数年前にニュースになったブラックマンさんの事件の顛末は、とても興味深いものです。父親が日本にやってきて、警察に娘を捜してくれと頼んでも、ホステスをしていたような人間を本気で捜してはくれなかったのだそうです。仕方がないので英国大使館に泣きつき、ちょうど来日していた英国首相に直訴したら、警察は手のひらを返したように細かく調べるようになり、結局死体とはなっていたが本人を見つけ、犯人まで見つけられたんです。
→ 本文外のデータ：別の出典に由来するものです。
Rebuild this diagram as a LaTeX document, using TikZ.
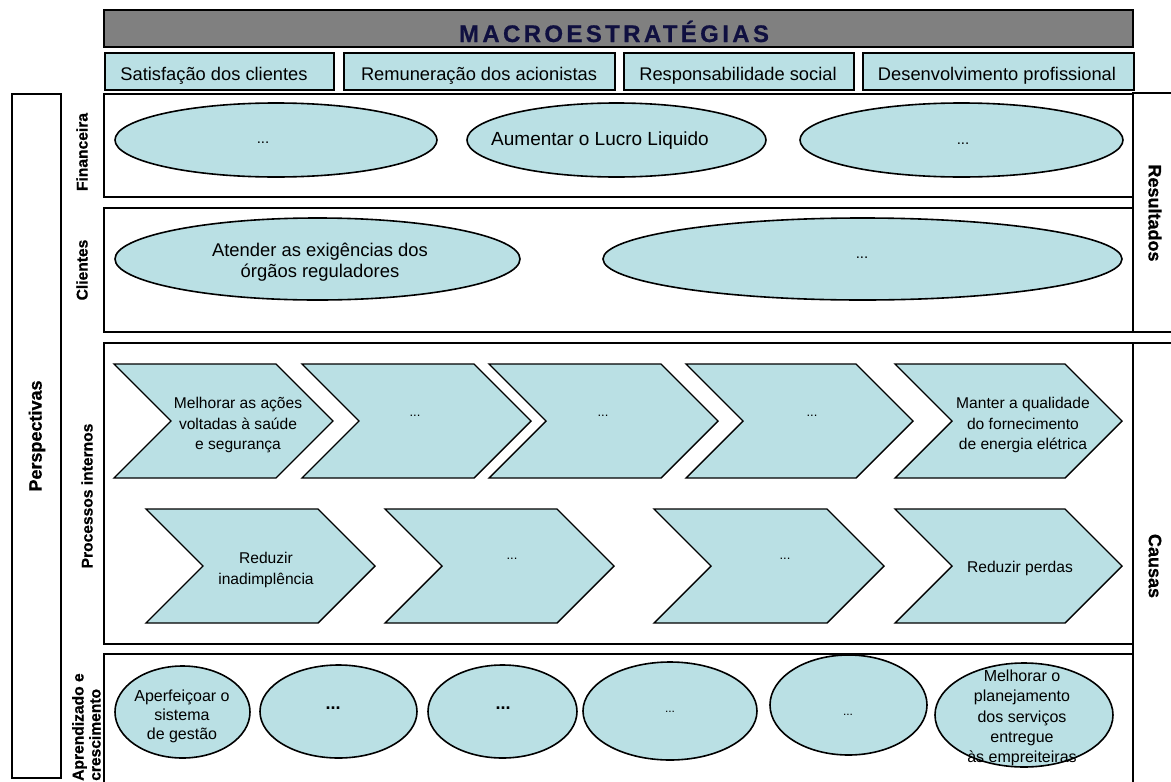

日本の警察ってそういうところなんですね。日本人の犯罪だけでも大変なのに、外人のことまで手が回らないよってスタンスなんですね。でも上の方から命令が出れば、あっさり働いちゃう。逆に言えば、上から「見ない振りをしておけ」という命令が出れば、見なかったことにしてしまうんでしょうね、どんなことでも。
この本の最後に「日本に来た外国人の中には、いい人だっていたんだよ」という章があるんですけど、こういう人達のこともわたし達はほとんど知らされずにいるんですね。わたし達が目や耳にするニュースというのは、とても画一的なものばかりであるという気がしてきました。
わたしが住む町にも、いろんな国から出稼ぎに来ている人達がけっこういるし、定住している人だっているわけで、以前よりもこういう人達の人数は確実に増えているんです。ということは、裏で糸を引いている人だって増えているってことなんですよね。裏の世界というのは、いつの世でも存在するものなんだけど、それが拡大することによってどう変化するかってことは予測がつかないことだなぁと、改めて考えてしまいました。